In a Thursday filing, U.S. Rep. Kevin Cramer (R-ND) took the DOE’s argument further, suggesting that cost recovery be extended to include power plants owned by investor-owned utilities, municipalities and rural cooperatives that participate in wholesale markets, not just merchant generators. This argument would appear to extend to power plants that are already subject to cost recovery under North Dakota’s rate-regulated markets, and ask FERC to interfere in the state’s process for determining their status.
The Regional Growth Partnership, a northeastern Ohio economic development agency, references several other points that have been questioned in relation to the NOPR. It writes that baseload coal and nuclear plants are “able to operate in all types of weather,” ignoring the weather events that have frozen on-site coal piles or forced nuclear plants offline.
The Regional Growth Partnership also cites a “changing and less diverse resource mix, resulting in an electrical grid with untested resiliency and a diminished ability to respond to crisis,” although these statements don’t accurately describe the grid’s condition today, according to U.S. grid operators and the North American Electric Reliability Corporation.

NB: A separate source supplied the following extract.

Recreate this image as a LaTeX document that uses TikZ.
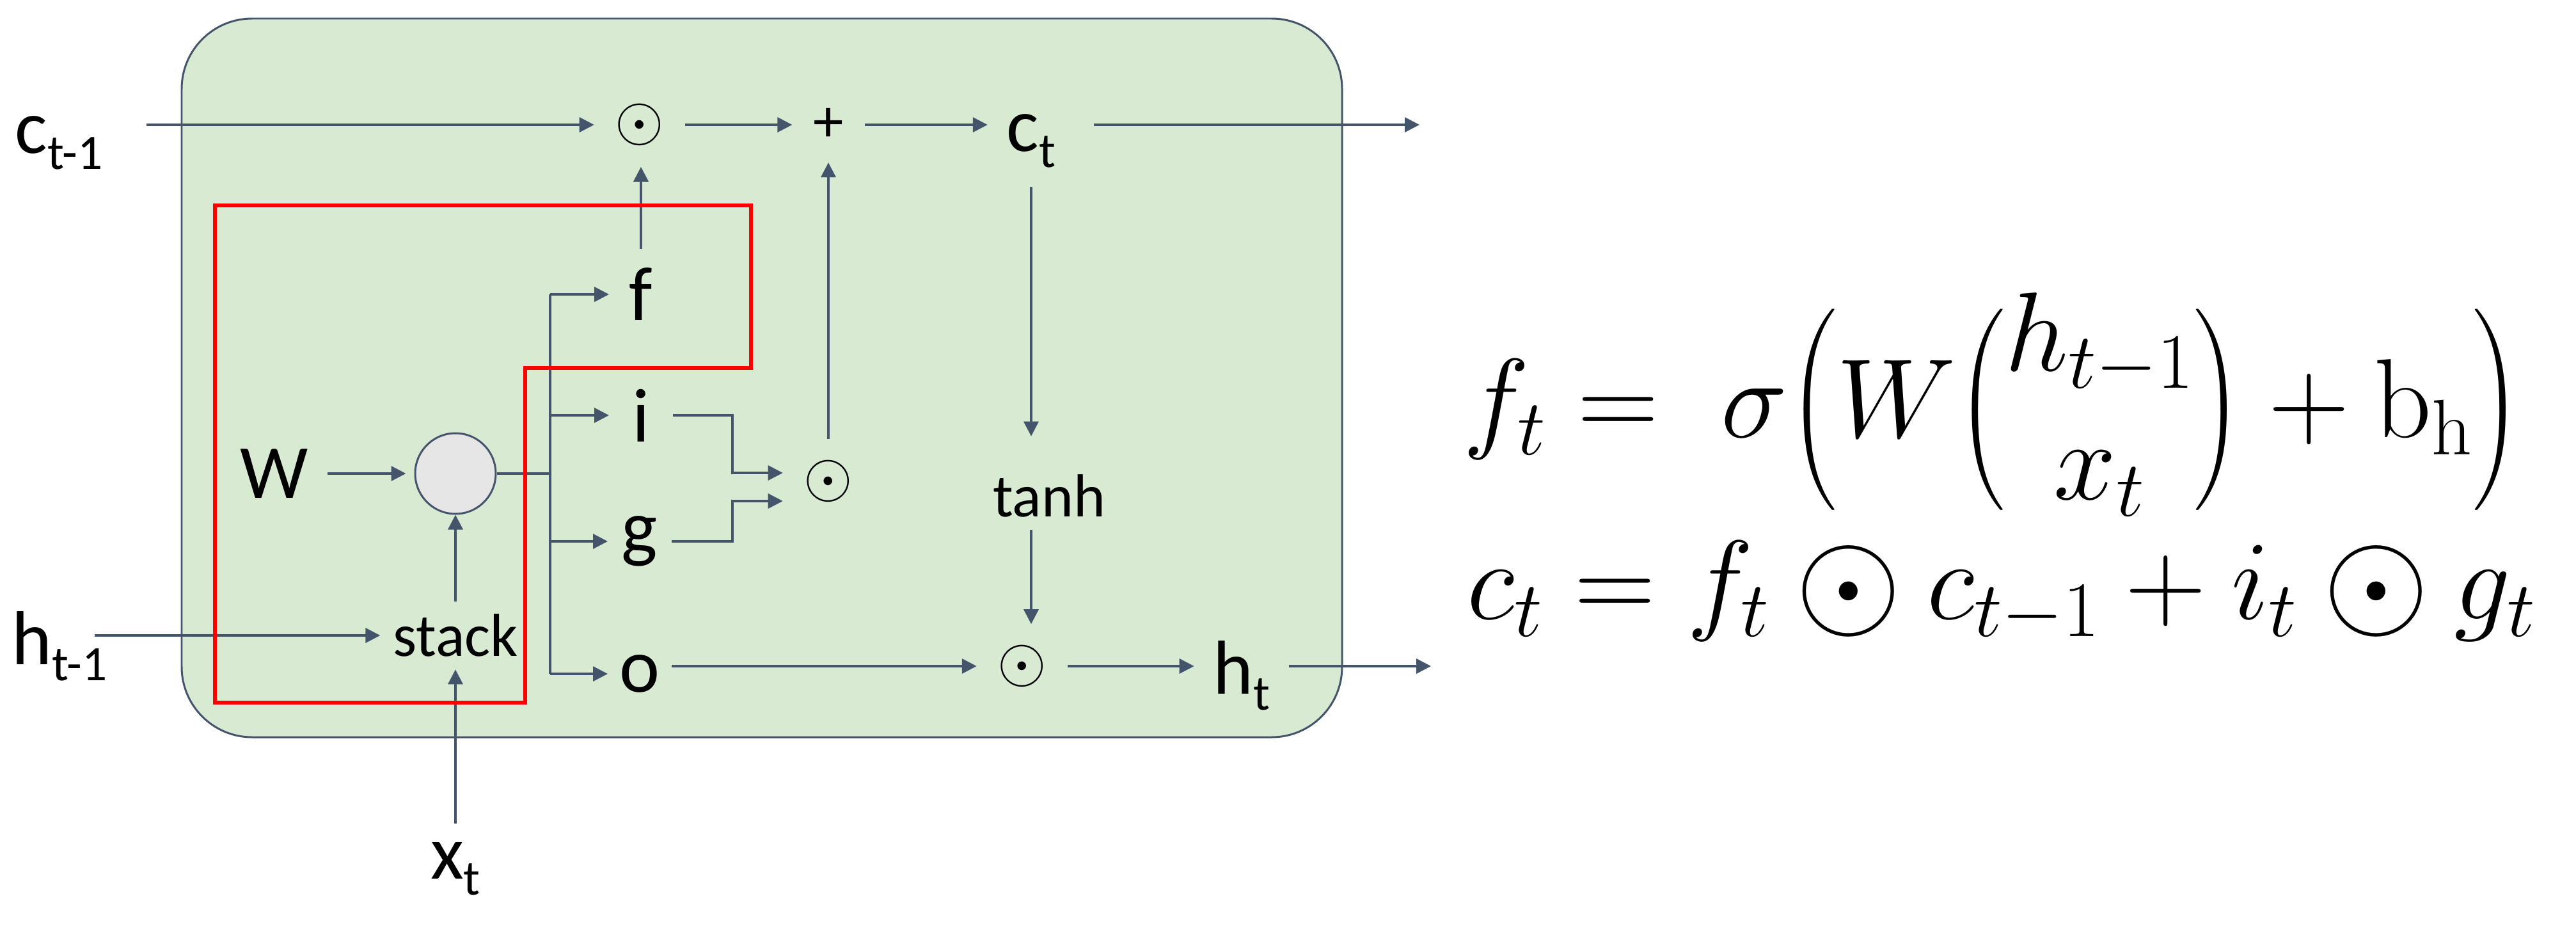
\documentclass[tikz,border=0pt]{standalone}
\usepackage{fix-cm}
\usepackage{amsmath}
\usepackage[no-math]{fontspec}
\setmainfont{Carlito}
\usepackage{xcolor,graphicx,tikz}
\usetikzlibrary{arrows.meta}
\definecolor{slate}{HTML}{44546A}
\definecolor{mint}{HTML}{D9EAD3}
\definecolor{pebble}{HTML}{E7E6E6}
\newcommand{\lsub}[1]{\raisebox{-0.25cm}{\fontsize{22}{24}\selectfont #1}}
\newcommand{\hprod}{\mathbin{\vcenter{\hbox{\scalebox{1.22}{$\odot$}}}}}

\begin{document}
\begin{tikzpicture}[lbl/.style={font=\fontsize{34}{40}\selectfont,inner sep=0pt,outer sep=0.3cm},
 sml/.style={font=\fontsize{27}{32}\selectfont,inner sep=0pt,outer sep=0.2cm},
 gate/.style={lbl,minimum width=0.9cm,outer xsep=0.05cm},
 op/.style={font=\fontsize{28}{32}\selectfont,inner sep=0pt,outer sep=0.33cm},
 eq/.style={anchor=west,inner sep=0pt,font=\fontsize{50}{57}\selectfont},
 arr/.style={draw=slate,line width=1pt,-{Triangle[length=2.3mm,width=2.3mm]}},
 line/.style={draw=slate,line width=1pt}]
 \useasboundingbox (0,0) rectangle (40.27,-14.58);
 \draw[draw=slate,fill=mint,line width=0.85pt,rounded corners=1.1cm] (2.84,-0.29) rectangle (20.98,-11.52);

 \node[lbl] (cprev) at (0.92,-2.23) {c\lsub{t-1}};
 \node[op] (o1) at (10.00,-1.95) {$\odot$};
 \node[op,font=\fontsize{27}{32}\selectfont] (plus) at (12.95,-1.95) {+};
 \node[lbl] (ct) at (16.12,-2.20) {c\lsub{t}};
 \coordinate (cout) at (22.19,-1.95);
 \node[gate] (f) at (10.02,-4.60) {f};
 \node[gate] (i) at (10.02,-6.49) {i};
 \node[gate] (g) at (10.00,-8.46) {g};
 \node[gate] (o) at (10.00,-10.53) {o};
 \node[lbl] (W) at (4.29,-7.40) {W};
 \node[circle,draw=slate,fill=pebble,line width=0.85pt,minimum size=1.26cm,inner sep=0pt] (mm) at (7.12,-7.40) {};
 \coordinate (split) at (8.60,-7.40);
 \node[sml] (stack) at (7.12,-9.93) {stack};
 \node[lbl] (hprev) at (0.93,-10.10) {h\lsub{t-1}};
 \node[lbl] (xt) at (7.12,-13.58) {x\lsub{t}};
 \node[op] (o2) at (12.95,-7.52) {$\odot$};
 \node[sml] (tanh) at (16.40,-7.75) {tanh};
 \node[op] (o3) at (15.98,-10.41) {$\odot$};
 \node[lbl] (ht) at (19.41,-10.56) {h\lsub{t}};
 \coordinate (hout) at (22.37,-10.41);

 \draw[arr,shorten <=0.39cm] (cprev.east |- o1) -- (o1.west);
 \draw[arr] (o1) -- (plus);
 \draw[arr] (plus) -- (ct.west |- plus);
 \draw[arr,shorten <=0.3cm] (ct.east |- plus) -- (cout);
 \draw[arr] (f.north) -- (f.north |- o1.south);
 \draw[arr] (o2) -- (plus);
 \draw[arr,shorten >=0.4cm] (ct.south) -- (ct.south |- tanh.north);
 \draw[arr] (ct.south |- tanh.south) -- (ct.south |- o3.north);
 \draw[arr,shorten >=0.13cm] (W) -- (mm);
 \draw[arr] (stack) -- (mm);
 \draw[arr] (xt) -- (stack);
 \draw[arr,shorten <=-0.5cm] (hprev.east |- stack) -- (stack.west);
 \draw[line] (mm) -- (split);
 \draw[line] (split |- f) -- (split |- o);
 \foreach \n in {f,i,g,o}{\draw[arr] (split |- \n) -- (\n);}
 \draw[arr] (i.east) -- ++(0.93,0) |- ([yshift=0.13cm]o2.west);
 \draw[arr] (g.east) -- ++(0.95,0) |- ([yshift=-0.31cm]o2.west);
 \draw[arr] (o.east |- o3) -- (o3);
 \draw[arr] (o3) -- (ht.west |- o3);
 \draw[arr] (ht.east |- o3) -- (hout);

 \draw[red,line width=1.6pt] (3.36,-3.21) -- (11.74,-3.21) -- (11.74,-5.75) -- (8.21,-5.75) -- (8.21,-10.98) -- (3.36,-10.98) -- cycle;

 \node[eq] (eqf) at (22.87,-6.40) {$f_t =\; \sigma\Bigl(W\Bigl(\begin{matrix}h_{t-1}\\ x_t\end{matrix}\Bigr)+\mathrm{b}_{\mathrm{h}}\Bigr)$};
 \node[eq] (eqc) at (22.93,-9.25) {$c_t = f_t \hprod c_{t-1} + i_t \hprod g_t$};
\end{tikzpicture}
\end{document}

FERC’s docket has a number of other filings from economic development organizations and labor unions promoting the rule as a way to preserve jobs and economic activity in the face of coal and nuclear power plant closures.
In comments submitted this week, the Utility Workers Union of America provided this argument for why the NOPR is necessary: “The on-site fuel at baseload coal and nuclear EGUs [energy generation units] provides the electricity grid with reliability and resiliency characteristics that are unique across the fleet. This conclusion is not based on theoretical market models or complex algorithms, but on the experience of our members working day and night to run these EGUs. […] The modern electricity grid is increasingly becoming a place where theory replaces experience.”